United States District Court, N.D. Indiana
Feb 22, 2008
CAUSE NO. 3:07-CV-354-TS (N.D. Ind. Feb. 22, 2008)

Opinion

CAUSE NO. 3:07-CV-354-TS.

February 22, 2008


OPINION AND ORDER


Garry T. Seay, a pro se prisoner, filed this habeas corpus petition challenging the August 28, 2006, determination in case number CIC 06-08-133 by the Disciplinary Hearing Board (DHB) that he was guilty of threatening in violation of B-213. He was sanctioned with the loss of 180 days earned credit time. Seay raises three grounds in this Court.
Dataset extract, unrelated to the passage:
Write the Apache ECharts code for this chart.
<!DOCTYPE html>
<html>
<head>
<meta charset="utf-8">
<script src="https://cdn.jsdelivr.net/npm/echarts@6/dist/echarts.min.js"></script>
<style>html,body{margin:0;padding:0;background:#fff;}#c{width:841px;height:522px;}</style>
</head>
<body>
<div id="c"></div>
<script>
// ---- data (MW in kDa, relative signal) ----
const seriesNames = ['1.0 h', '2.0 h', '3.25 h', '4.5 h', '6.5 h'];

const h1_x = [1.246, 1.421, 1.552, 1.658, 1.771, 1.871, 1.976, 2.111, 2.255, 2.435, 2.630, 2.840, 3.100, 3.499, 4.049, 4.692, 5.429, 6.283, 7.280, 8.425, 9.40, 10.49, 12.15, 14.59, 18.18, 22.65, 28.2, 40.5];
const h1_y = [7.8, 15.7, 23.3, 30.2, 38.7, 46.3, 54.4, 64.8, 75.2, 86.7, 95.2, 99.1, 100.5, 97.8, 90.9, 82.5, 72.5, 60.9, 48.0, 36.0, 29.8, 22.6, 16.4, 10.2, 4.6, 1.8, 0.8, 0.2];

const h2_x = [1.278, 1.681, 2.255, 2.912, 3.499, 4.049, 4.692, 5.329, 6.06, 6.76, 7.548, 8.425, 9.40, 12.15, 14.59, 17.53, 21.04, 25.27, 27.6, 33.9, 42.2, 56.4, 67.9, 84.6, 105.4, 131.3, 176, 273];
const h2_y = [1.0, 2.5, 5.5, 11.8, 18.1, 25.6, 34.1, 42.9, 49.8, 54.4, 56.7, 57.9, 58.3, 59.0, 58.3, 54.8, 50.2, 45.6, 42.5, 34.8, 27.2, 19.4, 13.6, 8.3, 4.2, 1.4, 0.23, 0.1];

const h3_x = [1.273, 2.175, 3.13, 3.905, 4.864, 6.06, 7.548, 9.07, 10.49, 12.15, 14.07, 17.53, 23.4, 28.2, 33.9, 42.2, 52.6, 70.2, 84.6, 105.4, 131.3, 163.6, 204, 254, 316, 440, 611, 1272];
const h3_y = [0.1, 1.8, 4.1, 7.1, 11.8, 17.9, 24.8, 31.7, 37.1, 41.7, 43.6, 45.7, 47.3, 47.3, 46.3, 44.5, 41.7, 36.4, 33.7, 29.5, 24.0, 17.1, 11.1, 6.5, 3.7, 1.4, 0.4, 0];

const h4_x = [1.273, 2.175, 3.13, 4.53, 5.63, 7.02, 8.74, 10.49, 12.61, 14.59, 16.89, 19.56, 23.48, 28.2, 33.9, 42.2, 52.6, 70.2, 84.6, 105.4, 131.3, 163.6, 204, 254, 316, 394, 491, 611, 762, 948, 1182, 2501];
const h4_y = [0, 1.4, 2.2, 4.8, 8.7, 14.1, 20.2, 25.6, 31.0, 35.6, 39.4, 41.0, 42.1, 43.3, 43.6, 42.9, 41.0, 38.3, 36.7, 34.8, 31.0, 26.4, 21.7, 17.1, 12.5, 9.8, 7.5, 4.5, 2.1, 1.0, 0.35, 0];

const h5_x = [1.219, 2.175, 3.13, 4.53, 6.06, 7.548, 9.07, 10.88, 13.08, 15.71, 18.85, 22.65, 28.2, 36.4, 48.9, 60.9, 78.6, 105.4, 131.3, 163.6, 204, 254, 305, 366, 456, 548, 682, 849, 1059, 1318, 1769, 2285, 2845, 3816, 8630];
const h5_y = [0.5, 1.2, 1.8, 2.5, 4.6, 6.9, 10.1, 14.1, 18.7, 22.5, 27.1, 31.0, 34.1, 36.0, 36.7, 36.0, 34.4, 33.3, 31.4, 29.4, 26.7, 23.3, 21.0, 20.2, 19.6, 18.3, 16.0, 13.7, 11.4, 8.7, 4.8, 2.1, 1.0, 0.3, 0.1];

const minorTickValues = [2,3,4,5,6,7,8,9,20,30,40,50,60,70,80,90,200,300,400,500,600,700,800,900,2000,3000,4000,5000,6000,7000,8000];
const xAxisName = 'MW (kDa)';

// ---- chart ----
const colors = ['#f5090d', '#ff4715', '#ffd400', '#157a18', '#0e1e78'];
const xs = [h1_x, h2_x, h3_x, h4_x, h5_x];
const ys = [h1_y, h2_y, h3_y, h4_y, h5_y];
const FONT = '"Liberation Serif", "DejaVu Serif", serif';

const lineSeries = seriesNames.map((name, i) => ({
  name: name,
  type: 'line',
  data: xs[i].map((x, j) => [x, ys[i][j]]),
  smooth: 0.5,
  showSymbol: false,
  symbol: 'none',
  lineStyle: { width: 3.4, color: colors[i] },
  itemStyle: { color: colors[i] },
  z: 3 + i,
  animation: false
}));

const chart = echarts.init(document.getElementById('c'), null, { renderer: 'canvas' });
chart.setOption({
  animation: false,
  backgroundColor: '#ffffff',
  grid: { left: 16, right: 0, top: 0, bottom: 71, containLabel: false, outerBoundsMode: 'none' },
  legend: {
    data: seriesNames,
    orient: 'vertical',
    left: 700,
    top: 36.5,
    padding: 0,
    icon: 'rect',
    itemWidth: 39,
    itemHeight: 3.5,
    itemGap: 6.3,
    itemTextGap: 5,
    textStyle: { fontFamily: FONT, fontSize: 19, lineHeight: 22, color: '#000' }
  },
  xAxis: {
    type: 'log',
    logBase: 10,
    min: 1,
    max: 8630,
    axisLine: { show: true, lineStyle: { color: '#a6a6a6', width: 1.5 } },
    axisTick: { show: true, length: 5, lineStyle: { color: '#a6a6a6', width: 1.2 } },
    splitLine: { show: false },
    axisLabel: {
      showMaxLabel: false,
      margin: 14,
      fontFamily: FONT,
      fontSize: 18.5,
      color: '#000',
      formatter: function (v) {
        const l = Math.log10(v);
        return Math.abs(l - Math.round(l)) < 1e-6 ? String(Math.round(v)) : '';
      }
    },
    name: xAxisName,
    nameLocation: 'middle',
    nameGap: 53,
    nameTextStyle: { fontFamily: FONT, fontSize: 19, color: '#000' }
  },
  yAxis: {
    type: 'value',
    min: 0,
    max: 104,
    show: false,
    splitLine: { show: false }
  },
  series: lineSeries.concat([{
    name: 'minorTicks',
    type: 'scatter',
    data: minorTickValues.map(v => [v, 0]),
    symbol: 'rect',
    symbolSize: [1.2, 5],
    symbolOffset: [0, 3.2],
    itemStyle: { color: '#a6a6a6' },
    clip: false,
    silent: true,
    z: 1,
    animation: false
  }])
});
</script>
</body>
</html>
First, he alleges that the DHB refused to review a videotape that he requested. Though Wolff v. McDonnell, 418 U.S. 539 (1974), requires that an inmate be permitted to submit relevant, exculpatory evidence, the denial of this videotape is not a due process violation because it could not have been exculpatory. Seay was strip searched on August 20, 2006, by Correctional Officer David Humphrey because he was suspected of taking food from the chow hall. (DE 1-2 at 1.) Humphrey's Conduct Report stated that during that incident Seay threatened him by making a statement that a relative of Seay's in an unspecified internal affairs unit would "take care of this." (Id.) In the Conduct Report, Humphrey stated that on August 10, 2006, Seay had been previously warned about threatening after making a similar comment. (Id.) As proof of that prior warning, Humphrey submitted his own statement describing a threat that occurred on August 10, 2006. (DE 1-2 at 5.) Sergeant K. Thomas also provided a statement that corroborated those events that occurred on August 10, 2006. (DE 1-2 at 6.)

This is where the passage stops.